During this procedure an endoscope (a thin flexible tube with a camera and a light on the end) is guided down the esophagus under sedation and used to examine the esophagus, stomach, and the duodenum (the first part of the small intestine). Disorders that would be found by an EGD include: problems of the esophagus such as esophagitis from acid reflux, strictures, eosinophilic esophagitis, Barrett's esophagus, and esophageal varices; problems of the stomach such as ulcers and hiatal hernias; and problems of the small intestine such as duodenal ulcers or celiac disease. Esophageal strictures can be dilated to alleviate problems swallowing and esophageal varices can be band ligated. To perform an upper endoscopy the patient must not have eaten solid foods for 8 hrs beforehand, but it doesn't require a clean-out like a colonoscopy.


During this procedure a colonoscope (a thin flexible tube with a camera and light on the end) is guided up the rectum and the colon under sedation.
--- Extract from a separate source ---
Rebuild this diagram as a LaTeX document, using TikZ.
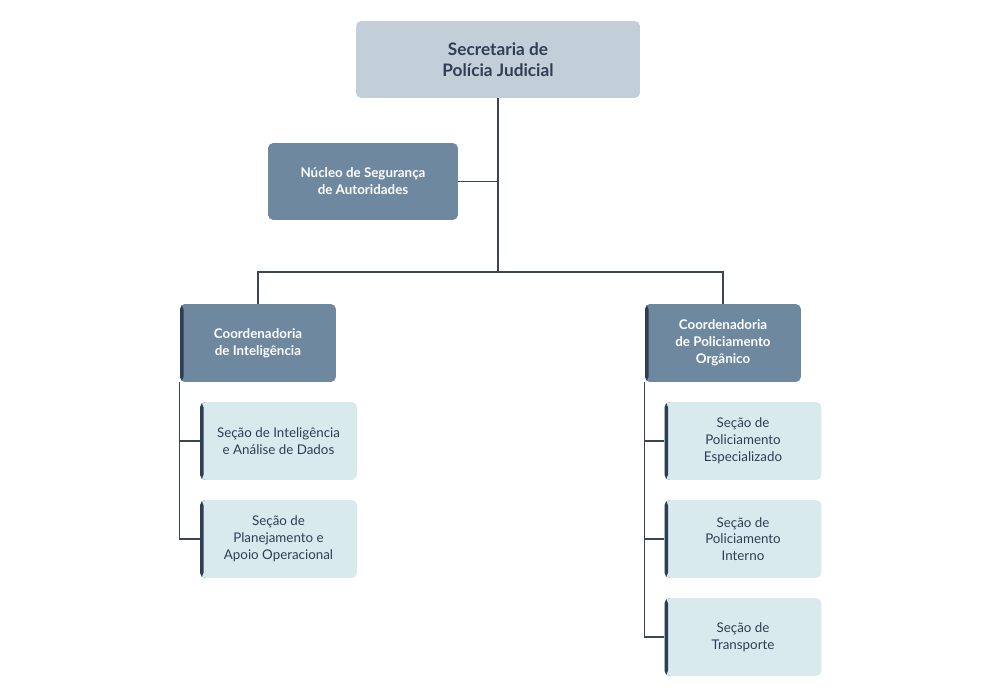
\documentclass[tikz,border=0pt]{standalone}
\usepackage{fontspec}
\setmainfont{Lato}
\usetikzlibrary{positioning}
\definecolor{topfill}{HTML}{C2CFD9}
\definecolor{midfill}{HTML}{6E88A0}
\definecolor{secfill}{HTML}{D8EAEE}
\definecolor{ink}{HTML}{2E3E55}
\definecolor{wire}{HTML}{3A4658}
\tikzset{
  box/.style={rounded corners=3pt, inner sep=0pt, align=center},
  head/.style={box, fill=topfill, text=ink, font=\fontsize{9.8}{12}\selectfont\bfseries,
    minimum width=5.68cm, minimum height=1.54cm},
  unit/.style={box, fill=midfill, text=white, font=\fontsize{7.6}{9.6}\selectfont\bfseries,
    minimum width=3.8cm, minimum height=1.54cm},
  barred/.style={path picture={\fill[ink] (path picture bounding box.north west)
    rectangle ([xshift=0.07cm]path picture bounding box.south west);}},
  coord/.style={unit, barred, minimum width=3.12cm, minimum height=1.56cm},
  sec/.style={box, barred, fill=secfill, text=ink, font=\fontsize{7.6}{9.6}\selectfont,
    minimum width=3.14cm, minimum height=1.56cm},
  link/.style={wire, line width=0.6pt}
}
\begin{document}
\begin{tikzpicture}[x=0.02cm, y=-0.02cm]
  \useasboundingbox (0,0) rectangle (1000,699);

  \node[head] (sec) at (498,59.5) {Secretaria de\\Polícia Judicial};
  \node[unit] (nsa) at (363,181.5) {Núcleo de Segurança\\de Autoridades};

  \node[coord] (ci) at (258,343) {Coordenadoria\\de Inteligência};
  \node[coord] (cp) at (723,343) {Coordenadoria\\de Policiamento\\Orgânico};

  \node[sec] (ci1) at (278.5,441) {Seção de Inteligência\\e Análise de Dados};
  \node[sec] (ci2) at (278.5,539) {Seção de\\Planejamento e\\Apoio Operacional};

  \node[sec] (cp1) at (743,441) {Seção de\\Policiamento\\Especializado};
  \node[sec] (cp2) at (743,539) {Seção de\\Policiamento\\Interno};
  \node[sec] (cp3) at (743,637) {Seção de\\Transporte};

  % trunk and branches
  \coordinate (split) at (498,272);
  \draw[link] (sec.south) -- (split);
  \draw[link] (nsa.east) -- (nsa.east -| sec.south);
  \draw[link] (ci.north) |- (split) -| (cp.north);

  % section rails
  \draw[link] (ci.south west) |- (ci2.west);
  \draw[link] (ci.south west |- ci1.west) -- (ci1.west);
  \draw[link] (cp.south west) |- (cp3.west);
  \foreach \s in {cp1, cp2}
    \draw[link] (cp.south west |- \s.west) -- (\s.west);
\end{tikzpicture}
\end{document}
This is used to perform a thorough examination of the inside of the entire colon. We can remove colon polyps and/or take biopsies to diagnose any abnormalities. Of any form of colorectal cancer screening, colonoscopy has the best sensitivity for finding colon polyps and is able to prevent colon cancer by removing those precancerous polyps during the procedure. To get a good exam, the colon must be cleaned out with a colon prep prior to the procedure. In addition to colorectal cancer screening, we use colonoscopy to diagnose colonic disorders such as ulcerative colitis, Crohn's disease, and microscopic colitis and to look for causes of rectal bleeding.


Under sedation, a side viewing endoscope (a flexible tube with a light and camera) is passed to the duodenum where the bile duct and pancreatic duct exit into the small intestine at the major papilla. Using fluoroscopy (X-ray guidance) we are able to pass a catheter into the bile duct where it can be used to remove stones from the bile duct (usually that have fallen down from the gallbladder), take samples, perform dilations of strictures, or place stents (thin plastic tubes that are temporarily left in place to hold the bile duct open). This procedure is done in a hospital setting (as an inpatient or outpatient) with deep sedation.

Hemorrhoidal Banding

Hemorrhoid banding, or rubber band ligation (RBL), is a fast and non-surgical approach to hemorrhoid treatment. Unlike hemorrhoidectomy, it doesn't require fasting, sedation or post-procedure care. And unlike home remedies that provide temporary relief, it completely removes hemorrhoid symptoms.